**TASK REQUIREMENTS:**
Omit all images. Transcribe the rest of the material below exactly.
%%
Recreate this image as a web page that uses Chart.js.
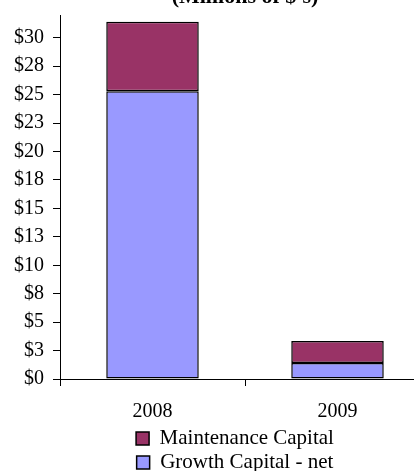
<!DOCTYPE html>
<html>
<head>
<meta charset="utf-8">
<script src="https://cdn.jsdelivr.net/npm/chart.js@4"></script>
<style>
  html, body { margin: 0; padding: 0; background: #fff; overflow: hidden; }
  #wrap { position: absolute; left: 0; top: -20px; width: 430px; height: 503px; }
</style>
</head>
<body>
<div id="wrap"><canvas id="capexChart"></canvas></div>
<script>
const categories = ['2008', '2009'];
const growthCapital = [25.3, 1.4];
const maintenanceCapital = [6.1, 1.95];
const tickValues = [0, 2.5, 5, 7.5, 10, 12.5, 15, 17.5, 20, 22.5, 25, 27.5, 30];
const tickLabels = ['$0', '$3', '$5', '$8', '$10', '$13', '$15', '$18', '$20', '$23', '$25', '$28', '$30'];

const serif = '"Liberation Serif", "Times New Roman", serif';
Chart.defaults.font.family = serif;
Chart.defaults.color = '#000';

const ctx = document.getElementById('capexChart').getContext('2d');

// nudge the legend a little to the left, like the original
const legendShift = {
    id: 'legendShift',
    afterLayout: chart => {
        chart.legend.left -= 10;
        chart.legend.right -= 10;
    }
};

new Chart(ctx, {
    type: 'bar',
    data: {
        labels: categories,
        datasets: [{
            label: 'Growth Capital - net',
            data: growthCapital,
            backgroundColor: '#9999FF',
            borderColor: '#000',
            borderWidth: 1.5,
            borderSkipped: false,
            barPercentage: 0.5,
            categoryPercentage: 1
        }, {
            label: 'Maintenance Capital',
            data: maintenanceCapital,
            backgroundColor: '#993366',
            borderColor: '#000',
            borderWidth: 1.5,
            borderSkipped: false,
            barPercentage: 0.5,
            categoryPercentage: 1
        }]
    },
    options: {
        responsive: true,
        maintainAspectRatio: false,
        animation: false,
        layout: { padding: 0 },
        plugins: {
            title: {
                display: true,
                text: "(Millions of $'s)",
                fullSize: false,
                font: { size: 22, weight: 'bold' },
                padding: { top: 4, bottom: 4.6 }
            },
            legend: {
                position: 'bottom',
                fullSize: false,
                reverse: true,
                labels: {
                    font: { size: 21 },
                    boxWidth: 13,
                    boxHeight: 13,
                    padding: 3
                }
            },
            tooltip: { enabled: false }
        },
        scales: {
            x: {
                stacked: true,
                border: { display: true, color: '#000', width: 1 },
                grid: { drawOnChartArea: false, tickLength: 7, color: '#000' },
                afterFit: axis => { axis.height = 46; },
                ticks: { font: { size: 20 }, padding: 14 }
            },
            y: {
                stacked: true,
                min: 0,
                max: 32,
                border: { display: true, color: '#000', width: 1 },
                grid: { drawOnChartArea: false, tickLength: 7, color: '#000' },
                afterBuildTicks: axis => {
                    axis.ticks = tickValues.map(v => ({ value: v }));
                },
                afterFit: axis => { axis.width = 60; },
                ticks: {
                    font: { size: 20 },
                    padding: 9,
                    callback: (value, i) => tickLabels[i]
                }
            }
        }
    },
    plugins: [legendShift]
});
</script>
</body>
</html>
%%
**RESPONSE TO THE EXERCISE:**
Recreate this image as a web page that uses Chart.js.
<!DOCTYPE html>
<html>
<head>
<meta charset="utf-8">
<script src="https://cdn.jsdelivr.net/npm/chart.js@4"></script>
<style>
  html, body { margin: 0; padding: 0; background: #fff; overflow: hidden; }
  #wrap { position: absolute; left: 0; top: -20px; width: 430px; height: 503px; }
</style>
</head>
<body>
<div id="wrap"><canvas id="capexChart"></canvas></div>
<script>
const categories = ['2008', '2009'];
const growthCapital = [25.3, 1.4];
const maintenanceCapital = [6.1, 1.95];
const tickValues = [0, 2.5, 5, 7.5, 10, 12.5, 15, 17.5, 20, 22.5, 25, 27.5, 30];
const tickLabels = ['$0', '$3', '$5', '$8', '$10', '$13', '$15', '$18', '$20', '$23', '$25', '$28', '$30'];

const serif = '"Liberation Serif", "Times New Roman", serif';
Chart.defaults.font.family = serif;
Chart.defaults.color = '#000';

const ctx = document.getElementById('capexChart').getContext('2d');

// nudge the legend a little to the left, like the original
const legendShift = {
    id: 'legendShift',
    afterLayout: chart => {
        chart.legend.left -= 10;
        chart.legend.right -= 10;
    }
};

new Chart(ctx, {
    type: 'bar',
    data: {
        labels: categories,
        datasets: [{
            label: 'Growth Capital - net',
            data: growthCapital,
            backgroundColor: '#9999FF',
            borderColor: '#000',
            borderWidth: 1.5,
            borderSkipped: false,
            barPercentage: 0.5,
            categoryPercentage: 1
        }, {
            label: 'Maintenance Capital',
            data: maintenanceCapital,
            backgroundColor: '#993366',
            borderColor: '#000',
            borderWidth: 1.5,
            borderSkipped: false,
            barPercentage: 0.5,
            categoryPercentage: 1
        }]
    },
    options: {
        responsive: true,
        maintainAspectRatio: false,
        animation: false,
        layout: { padding: 0 },
        plugins: {
            title: {
                display: true,
                text: "(Millions of $'s)",
                fullSize: false,
                font: { size: 22, weight: 'bold' },
                padding: { top: 4, bottom: 4.6 }
            },
            legend: {
                position: 'bottom',
                fullSize: false,
                reverse: true,
                labels: {
                    font: { size: 21 },
                    boxWidth: 13,
                    boxHeight: 13,
                    padding: 3
                }
            },
            tooltip: { enabled: false }
        },
        scales: {
            x: {
                stacked: true,
                border: { display: true, color: '#000', width: 1 },
                grid: { drawOnChartArea: false, tickLength: 7, color: '#000' },
                afterFit: axis => { axis.height = 46; },
                ticks: { font: { size: 20 }, padding: 14 }
            },
            y: {
                stacked: true,
                min: 0,
                max: 32,
                border: { display: true, color: '#000', width: 1 },
                grid: { drawOnChartArea: false, tickLength: 7, color: '#000' },
                afterBuildTicks: axis => {
                    axis.ticks = tickValues.map(v => ({ value: v }));
                },
                afterFit: axis => { axis.width = 60; },
                ticks: {
                    font: { size: 20 },
                    padding: 9,
                    callback: (value, i) => tickLabels[i]
                }
            }
        }
    },
    plugins: [legendShift]
});
</script>
</body>
</html>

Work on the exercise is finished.